If the selected criteria is satisfied (not past expiration date; colorant not depleted; maximum output not exceeded), the printer is not yet ready for return and a NO signal 312 is issued to proceed with a print job operation 314. Following completion of the print job 314, the method may then return to the activation and media insertion operation 304, which at that point may only involve media insertion if the printer is already activated.

When the controller 214 determines in operation 306 that the selected criteria is satisfied (past expiration date; colorant depleted; maximum output met), then the printer is ready for return and a YES signal 316 is issued to alert the customer of this condition. This YES or “ready for return” indication signal 316 may be accomplished by changing the color of indicator light 216, for instance from a green color for “ready to print” to a red color for “ready to return.” Alternatively, the indicator light 216 may blink in a certain pattern, with the casing 204 displaying a notation correlating the blink pattern with instructions that the unit is ready for return. As another alternative, the printer 110, 200 may simply refuse to be activated or to print when in a “ready for return” state. As a further alternative, the last sheet to be printed may include instructions for how to return the unit.

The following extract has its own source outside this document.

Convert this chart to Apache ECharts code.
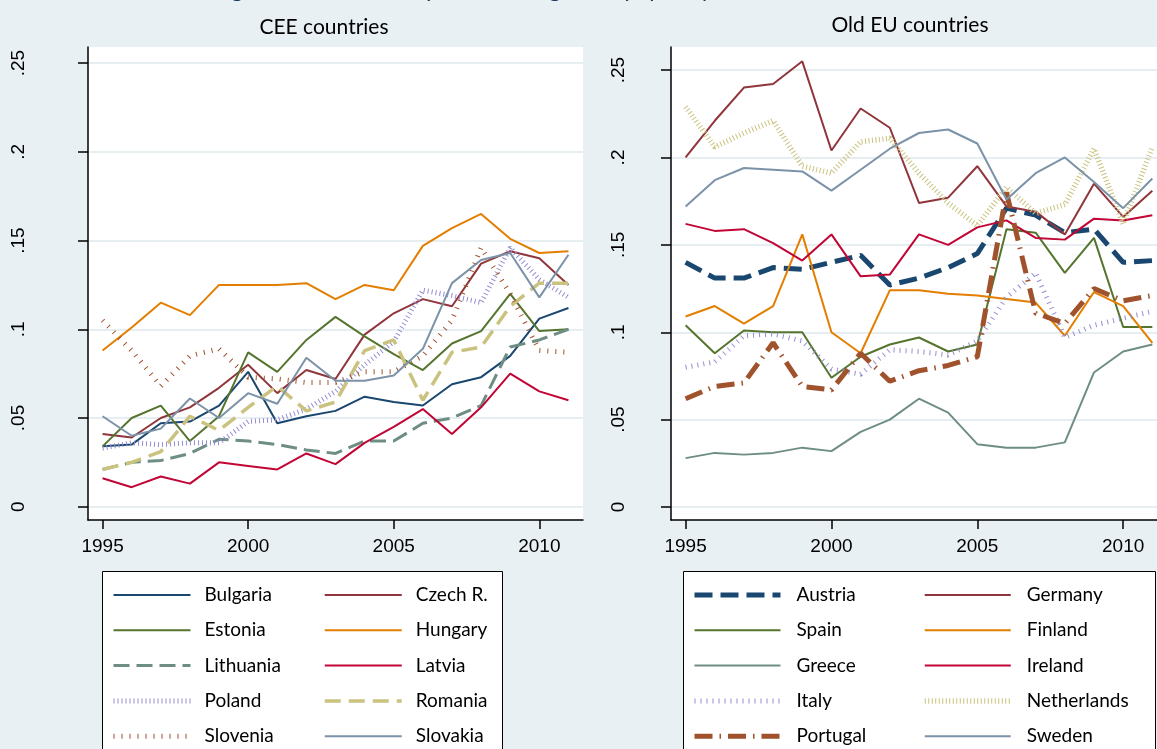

The “ready for return” indication may be accompanied by instructions telling the customer to perform an optional repacking operation 318, for instance if the unit is to be shipped back to the supplier. In one embodiment, the operator may be requested to return printer 110, 200 in its original shipping container necessitating the repacking operation 318. These instructions may be displayed on the printer casing 204, or casing 204 may display a telephone number followed by the notation “call for return instructions.” If instead, the customer is merely to deliver the unit to a return center, or a drop-off location, for instance a local retail outlet, then repacking may not be required and operation 318 may be omitted. If repacking is not necessary, the customer may proceed directly to a returning operation 320, where the printer 110, 200 may be returned to a recycle drop point, which may be the supplier. The terms “customer,” and “operator” or “user,” are often used interchangeably herein, with the understanding that the customer is typically the one who purchases the printer, whereas anyone may operate or use the printer, including the customer, although the duty typically falls to the original customer or current owner to deal with returning a unit or to delegate that duty to someone else.

Upon receiving the returned printer 110, 200 the supplier or other return agent may conduct an evaluating action 322 to determine whether printer 110, 200 is suitable for refurbishing. For instance, it may be determined that a printer may be refurbished X number of times before components need to be recycled, such as five times (X=5), with the printer being marked internally during each refurbishing cycle. As another example, certain components may be checked for a particular type of wear, and as long as certain limits are not surpassed, the printer may be refurbished. Other criteria may also be used, such as the age of the printer in determining whether it is suitable for refurbishing in operation 322. When the selected refurbishing criteria is exceeded, a NO decision 324 results and printer 110, 200 may then undergo a recycling operation 326.

The supplier or a recycling agent may perform recycling operation 326 on the returned printer 110, 200. In one embodiment, where printer casing 204 is constructed of a cardboard material, the casing 204 may be designed for easy detachment from chassis 202, allowing the detached cardboard to be recycled. Other internal components may be designed for easy detachment from the chassis 202, and these components may then be sorted by material composition for recycling.

For instance, media drive rollers (not shown) are often constructed of an elastomeric material, such as rubber, as are several printhead servicing components, for example caps (not shown) for sealing the printheads during periods of inactivity and wipers (not shown) for cleaning the printheads. The disassembled drive rollers, caps and wipers, may be melted down and used to form new drive rollers, caps and wipers, or other products. A chassis 202 made of aluminum or other metal which may similarly be melted down and used to form new aluminum stock. Plastic components may be similarly melted down and recycled to form new plastic components. Electronics may be recycled or upgraded for use in new printers.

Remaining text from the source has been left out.